There are clearly things that could be done to improve the ranf function, but whether it would make any difference to the quality of the results depends on how those numbers are used. I don't have enough understanding of what is going on at the next stage up the stack to be sure. Based on my research so far, though, it probably would make sense to change to something more modern. Probably a 64 bit LCG, plus output hash, in parallel with an xorshift would be enough. There is no need to use any of the NR code, since there are plenty of other references to these techniques and implementation is straightforward.

Having done a run of the test through perf, the results suggest that however lightning fast the RNG might be, it will have little effect on the overall speed of the simulation. Approx 50% of the cpu time was spent in InfectSweep and only 2.71% in ranf in my test. The first few lines of the output from perf are included here in case it is useful:

Overhead Command Shared Object Symbol

........ ......... .................................... ..............................................................................................................
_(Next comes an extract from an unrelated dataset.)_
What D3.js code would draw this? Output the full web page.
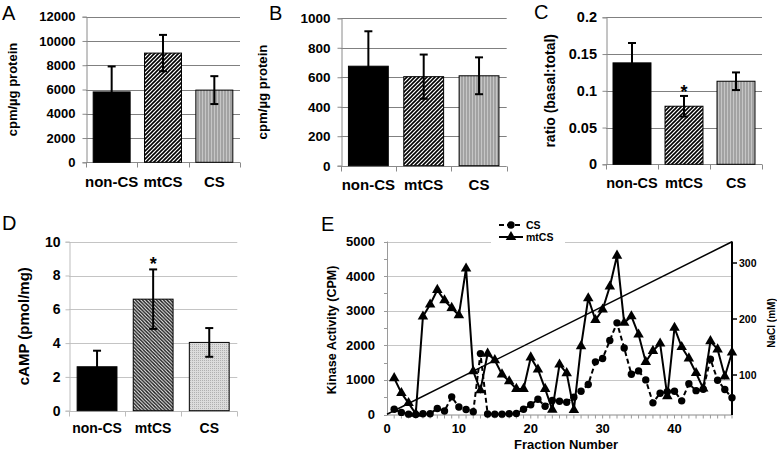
<!DOCTYPE html>
<html><head><meta charset="utf-8">
<script src="https://cdn.jsdelivr.net/npm/d3@7"></script>
<style>
body{margin:0;background:#fff;}
svg{display:block;font-family:"Liberation Sans",Arial,Helvetica,sans-serif;}
</style></head><body>
<svg id="c" width="777" height="453"></svg>
<script>
// ---------------- DATA ----------------
const categories = ["non-CS", "mtCS", "CS"];

const aMeans = [5800, 9000, 5950];
const aErrs  = [2100, 1500, 1150];
const aTicks = [0, 2000, 4000, 6000, 8000, 10000, 12000];

const bMeans = [675, 604, 610];
const bErrs  = [237, 150, 125];
const bTicks = [0, 200, 400, 600, 800, 1000];

const cMeans = [0.138, 0.079, 0.113];
const cErrs  = [0.027, 0.014, 0.012];
const cTicks = [0, 0.05, 0.1, 0.15, 0.2];
const cTickLabels = ["0", "0.05", "0.1", "0.15", "0.2"];

const dMeans = [2.6, 6.6, 4.04];
const dErrs  = [0.95, 1.76, 0.85];
const dTicks = [0, 2, 4, 6, 8, 10];

const fractions = [1,2,3,4,5,6,7,8,9,10,11,12,13,14,15,16,17,18,19,20,21,22,23,24,
                   25,26,27,28,29,30,31,32,33,34,35,36,37,38,39,40,41,42,43,44,45,46,47,48];
const csKinase = [150,60,10,0,20,20,175,100,510,215,146,80,1760,15,10,10,20,30,150,280,440,240,405,385,
                  356,501,674,867,1522,1618,2139,2649,1920,1165,1260,1000,337,615,660,670,395,890,690,730,1600,990,722,482];
const mtcsKinase = [1050,620,330,20,2830,3180,3600,3300,3080,2870,4220,1250,700,1760,1570,1160,960,740,740,1650,1300,740,140,1445,
                    1195,130,1975,3360,2730,3035,3700,4590,2650,2840,2310,1520,1840,2050,530,2505,1950,1620,1200,750,2120,1880,1100,1790];
const eLeftTicks = [0, 1000, 2000, 3000, 4000, 5000];
const eRightTicks = [100, 200, 300];
const eXTicks = [0, 10, 20, 30, 40];
const gradientFrac = [0, 48];
const gradientNaCl = [30, 338];

// ---------------- DRAW ----------------
const svg = d3.select("#c");
const defs = svg.append("defs");

function pat(id, w, h, build){
  const p = defs.append("pattern").attr("id", id).attr("patternUnits","userSpaceOnUse").attr("width", w).attr("height", h);
  build(p);
}
pat("hatch", 4, 4, p => {
  p.append("rect").attr("width",4).attr("height",4).attr("fill","#fff");
  p.append("path").attr("d","M-1,1 l2,-2 M0,4 l4,-4 M3,5 l2,-2").attr("stroke","#000").attr("stroke-width",1.6);
});
pat("vstripe", 3, 3, p => {
  p.append("rect").attr("width",3).attr("height",3).attr("fill","#a2a2a2");
  p.append("rect").attr("x",1).attr("width",1).attr("height",3).attr("fill","#c6c6c6");
});
pat("hatchD", 3.5, 3.5, p => {
  p.append("rect").attr("width",3.5).attr("height",3.5).attr("fill","#fff");
  p.append("path").attr("d","M-1,2.5 l2,2 M0,0 l3.5,3.5 M2.5,-1 l2,2").attr("stroke","#1a1a1a").attr("stroke-width",1.4);
});
pat("dots", 2, 2, p => {
  p.append("rect").attr("width",2).attr("height",2).attr("fill","#dcdcdc");
  p.append("rect").attr("width",1).attr("height",1).attr("fill","#b0b0b0");
});

function barPanel(o){
  const g = svg.append("g");
  const x = d3.scaleBand().domain(categories).range([o.x0, o.x1]).paddingInner(o.pad).paddingOuter(o.pad/2);
  const y = d3.scaleLinear().domain([0, o.max]).range([o.y0, o.y1]);
  g.selectAll(".grid").data(o.ticks.filter(t => t > 0)).join("line")
    .attr("x1", o.x0).attr("x2", o.x1)
    .attr("y1", d => Math.round(y(d)) + 0.5).attr("y2", d => Math.round(y(d)) + 0.5)
    .attr("stroke", o.grid).attr("stroke-width", 1);
  const ya = g.append("g").attr("transform", `translate(${Math.round(o.x0)+0.5},0)`)
    .call(d3.axisLeft(y).tickValues(o.ticks).tickSize(4).tickPadding(o.tpad)
      .tickFormat((d,i) => o.labels ? o.labels[i] : d));
  ya.select(".domain").attr("stroke", o.axis);
  ya.selectAll(".tick line").attr("stroke", o.axis);
  ya.selectAll(".tick text").attr("font-size", o.tfs).attr("font-weight","bold").attr("fill","#000")
    .attr("font-family", "Liberation Sans, Arial, sans-serif");
  const yb = Math.round(o.y0) + 0.5;
  g.append("line").attr("x1", o.x0).attr("x2", o.x1).attr("y1", yb).attr("y2", yb).attr("stroke", o.axis);
  g.selectAll(".xt").data(d3.range(categories.length + 1)).join("line")
    .attr("x1", i => Math.round(o.x0 + i * x.step()) + 0.5).attr("x2", i => Math.round(o.x0 + i * x.step()) + 0.5)
    .attr("y1", yb).attr("y2", yb + 5).attr("stroke", o.axis);
  g.selectAll(".bar").data(o.means).join("rect")
    .attr("x", (d,i) => x(categories[i])).attr("width", x.bandwidth())
    .attr("y", d => y(d)).attr("height", d => y(0) - y(d))
    .attr("fill", (d,i) => o.fills[i]).attr("stroke", "#000").attr("stroke-width", 1);
  const eb = g.selectAll(".err").data(o.means).join("g");
  eb.append("line")
    .attr("x1", (d,i) => x(categories[i]) + x.bandwidth()/2).attr("x2", (d,i) => x(categories[i]) + x.bandwidth()/2)
    .attr("y1", (d,i) => y(d - o.errs[i])).attr("y2", (d,i) => y(d + o.errs[i]))
    .attr("stroke", "#000").attr("stroke-width", 2);
  [1, -1].forEach(s => {
    eb.append("line")
      .attr("x1", (d,i) => x(categories[i]) + x.bandwidth()/2 - 4).attr("x2", (d,i) => x(categories[i]) + x.bandwidth()/2 + 4)
      .attr("y1", (d,i) => y(d + s*o.errs[i])).attr("y2", (d,i) => y(d + s*o.errs[i]))
      .attr("stroke", "#000").attr("stroke-width", 2);
  });
  g.selectAll(".cat").data(categories).join("text")
    .attr("x", d => x(d) + x.bandwidth()/2).attr("y", o.catY)
    .attr("text-anchor","middle").attr("font-size", o.cfs).attr("font-weight","bold").text(d => d);
  g.append("text").attr("transform", `translate(${o.titleX},${(o.y0+o.y1)/2}) rotate(-90)`)
    .attr("text-anchor","middle").attr("dominant-baseline","central")
    .attr("font-size", o.titleFs).attr("font-weight","bold").text(o.title);
  if (o.star !== undefined) {
    const i = o.star;
    g.append("text").attr("x", x(categories[i]) + x.bandwidth()/2).attr("y", y(o.means[i] + o.errs[i]) - o.starGap)
      .attr("text-anchor","middle").attr("font-size", 18).attr("font-weight","bold").text("*");
  }
  g.append("text").attr("x", o.lx).attr("y", o.ly).attr("font-size", 20).text(o.letter);
}

barPanel({x0:86, x1:240, y0:162.3, y1:16.7, max:12000, pad:0.28, ticks:aTicks, means:aMeans, errs:aErrs,
  fills:["#000","url(#hatch)","url(#vstripe)"], grid:"#808080", axis:"#8a8a8a", tfs:13, tpad:7,
  cfs:15, catY:187, title:"cpm/\u00b5g protein", titleX:12, titleFs:13, letter:"A", lx:2, ly:20});
barPanel({x0:340.7, x1:506.7, y0:165.7, y1:18.3, max:1000, pad:0.28, ticks:bTicks, means:bMeans, errs:bErrs,
  fills:["#000","url(#hatch)","url(#vstripe)"], grid:"#808080", axis:"#8a8a8a", tfs:13.5, tpad:7,
  cfs:15, catY:190, title:"cpm/\u00b5g protein", titleX:262, titleFs:13.2, letter:"B", lx:269, ly:19.5});
barPanel({x0:606, x1:762, y0:164.3, y1:17.3, max:0.2, pad:0.27, ticks:cTicks, labels:cTickLabels, means:cMeans, errs:cErrs,
  fills:["#000","url(#hatch)","url(#vstripe)"], grid:"#808080", axis:"#8a8a8a", tfs:14.5, tpad:5.5,
  cfs:14.5, catY:188, title:"ratio (basal:total)", titleX:550, titleFs:14, star:1, starGap:-2, letter:"C", lx:534, ly:18.5});
barPanel({x0:69, x1:237.3, y0:410.7, y1:241.7, max:10, pad:0.29, ticks:dTicks, means:dMeans, errs:dErrs,
  fills:["#000","url(#hatchD)","url(#dots)"], grid:"#c4c4c4", axis:"#bdbdbd", tfs:14, tpad:5,
  cfs:14, catY:433, title:"cAMP (pmol/mg)", titleX:23.5, titleFs:15, star:1, starGap:-1, letter:"D", lx:2, ly:230});

// ---------------- PANEL E ----------------
const E = svg.append("g");
const ex = d3.scaleLinear().domain([0, 48]).range([387, 732]);
const ey = d3.scaleLinear().domain([0, 5000]).range([414.5, 241.5]);
const er = d3.scaleLinear().domain([29.5, 338.4]).range([414.5, 241.5]);

E.selectAll(".eg").data(eLeftTicks.filter(t => t > 0)).join("line")
  .attr("x1", ex(0)).attr("x2", ex(48)).attr("y1", d => Math.round(ey(d))+0.5).attr("y2", d => Math.round(ey(d))+0.5)
  .attr("stroke", "#c6c6c6");
E.append("line").attr("x1", 387.5).attr("x2", 387.5).attr("y1", ey(5000)).attr("y2", ey(0)).attr("stroke", "#9a9a9a");
E.selectAll(".elt").data(d3.range(0, 5001, 500)).join("line")
  .attr("x1", 384).attr("x2", 387.5).attr("y1", d => Math.round(ey(d))+0.5).attr("y2", d => Math.round(ey(d))+0.5).attr("stroke", "#9a9a9a");
E.selectAll(".ell").data(eLeftTicks).join("text")
  .attr("x", 375).attr("y", d => ey(d) + 4.5).attr("text-anchor","end")
  .attr("font-size", 13).attr("font-weight","bold").text(d => d);
E.append("line").attr("x1", ex(0)).attr("x2", ex(48)).attr("y1", 415).attr("y2", 415).attr("stroke", "#8a8a8a");
E.selectAll(".ebt").data(fractions).join("line")
  .attr("x1", d => ex(d)).attr("x2", d => ex(d)).attr("y1", 415).attr("y2", 418.5).attr("stroke", "#9a9a9a");
E.selectAll(".ebl").data(eXTicks).join("text")
  .attr("x", d => ex(d)).attr("y", 433).attr("text-anchor","middle")
  .attr("font-size", 13).attr("font-weight","bold").text(d => d);
E.append("text").attr("x", 566).attr("y", 449).attr("text-anchor","middle")
  .attr("font-size", 13).attr("font-weight","bold").text("Fraction Number");
E.append("text").attr("transform", `translate(332,330) rotate(-90)`).attr("text-anchor","middle").attr("dominant-baseline","central")
  .attr("font-size", 12.5).attr("font-weight","bold").text("Kinase Activity (CPM)");
E.append("line").attr("x1", 732).attr("x2", 732).attr("y1", 241.5).attr("y2", 415).attr("stroke", "#000").attr("stroke-width", 2);
E.selectAll(".ert").data(eRightTicks).join("line")
  .attr("x1", 732).attr("x2", 737).attr("y1", d => er(d)).attr("y2", d => er(d)).attr("stroke", "#000").attr("stroke-width", 1.5);
E.selectAll(".erl").data(eRightTicks).join("text")
  .attr("x", 739).attr("y", d => er(d) + 4).attr("font-size", 10.5).attr("font-weight","bold").text(d => d);
E.append("text").attr("transform", `translate(771,323) rotate(-90)`).attr("text-anchor","middle").attr("dominant-baseline","central")
  .attr("font-size", 10).attr("font-weight","bold").text("NaCl (mM)");

E.append("path").datum(gradientFrac.map((f,i) => [f, gradientNaCl[i]]))
  .attr("d", d3.line().x(d => ex(d[0])).y(d => er(d[1])))
  .attr("fill","none").attr("stroke","#000").attr("stroke-width",1.5);

const lineK = d3.line().x(d => ex(d[0])).y(d => ey(d[1]));
const csPts = fractions.map((f,i) => [f, csKinase[i]]);
const mtPts = fractions.map((f,i) => [f, mtcsKinase[i]]);
E.append("path").datum(csPts).attr("d", lineK).attr("fill","none").attr("stroke","#000")
  .attr("stroke-width", 2).attr("stroke-dasharray","5,3");
E.append("path").datum(mtPts).attr("d", lineK).attr("fill","none").attr("stroke","#000").attr("stroke-width", 2);
E.selectAll(".cpt").data(csPts).join("circle").attr("cx", d => ex(d[0])).attr("cy", d => ey(d[1])).attr("r", 3.7).attr("fill","#000");
const tri = d3.symbol().type(d3.symbolTriangle).size(48);
E.selectAll(".tpt").data(mtPts).join("path").attr("d", tri)
  .attr("transform", d => `translate(${ex(d[0])},${ey(d[1])})`).attr("fill","#000");

const L = E.append("g");
L.append("rect").attr("x", 491).attr("y", 217).attr("width", 74).attr("height", 28).attr("fill","#fff");
L.append("line").attr("x1", 499).attr("x2", 523).attr("y1", 225).attr("y2", 225).attr("stroke","#000").attr("stroke-width",2).attr("stroke-dasharray","5,3");
L.append("circle").attr("cx", 511).attr("cy", 225).attr("r", 3.7).attr("fill","#000");
L.append("text").attr("x", 526).attr("y", 225).attr("dominant-baseline","central").attr("font-size", 10.5).attr("font-weight","bold").text("CS");
L.append("line").attr("x1", 499).attr("x2", 523).attr("y1", 237).attr("y2", 237).attr("stroke","#000").attr("stroke-width",2);
L.append("path").attr("d", tri).attr("transform","translate(511,237)").attr("fill","#000");
L.append("text").attr("x", 526).attr("y", 237).attr("dominant-baseline","central").attr("font-size", 10.5).attr("font-weight","bold").text("mtCS");

E.append("text").attr("x", 321).attr("y", 231).attr("font-size", 20).text("E");
</script>
</body></html>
# 49.24% CovidSim CovidSim [.] InfectSweep 5.78% CovidSim CovidSim [.] AssignPeopleToPlaces 5.75% CovidSim CovidSim [.] IncubRecoverySweep 5.05% CovidSim libm-2.30.so [.] __ieee754_pow_fma 4.95% CovidSim CovidSim [.] dist2 3.66% CovidSim CovidSim [.] numKernel 2.71% CovidSim CovidSim [.] ranf_mt 1.76% CovidSim CovidSim [.] DoInfect 1.57% CovidSim CovidSim [.] CalcPersonSusc 1.55% CovidSim CovidSim [.] ignbin_mt 1.43% CovidSim CovidSim [.] CalcSpatialInf 1.22% CovidSim CovidSim [.] CalcPersonInf 1.20% CovidSim CovidSim [.] dist2UTM 1.17% CovidSim CovidSim [.] CalcHouseInf 1.16% CovidSim CovidSim [.] RecordSample 1.09% CovidSim CovidSim [.] CalcPlaceInf

Anything below this line used less than 1% of the cpu time. Oh, and I did also confirm that snorm is basically the same thing as gen_norm(0, 1) having tracked down the paper about that too: https://pdfs.semanticscholar.org/8ee8/979cc90816e6b286535d198ca93794085af5.pdf

While we are on the subject of papers, and noting also comments on SampleWithoutReplacement() above, the comment in the code claims that it is based upon the SG algorithm from this paper: https://dl.acm.org/doi/pdf/10.1145/214392.214402

A quick inspection shows that only the "else" part of the big if statement there appears to be related to the SG algorithm, and even then it doesn't look quite the same. I've not had a chance to check in any detail though, so there may be more to it... thats probably enough work on this topic for this weekend :-)

weshinsley commented 4 years ago

@weatherhead99 - can you be any more specific on what you've observed? What global pointer do you refer to in SampleWithoutReplacement? The only non-local I can see is SamplingQueue[tn][...] - where tn is thread number, making it safe.

StevenWhitehouse commented 4 years ago

I've turned some of the ideas above into a pull request. It doesn't fix everything, but since this will be my first pull request, I thought it was a good plan to show what I'd got so far and get some feedback before going too far down the line. Hopefully it is useful :-)

weshinsley commented 3 years ago

Issue clean-up - closing comments:-

455 discusses the potential (I think) of making a better interface so it is easy to pick/choose RNG - I suggest any other discussion on RNGs continues there.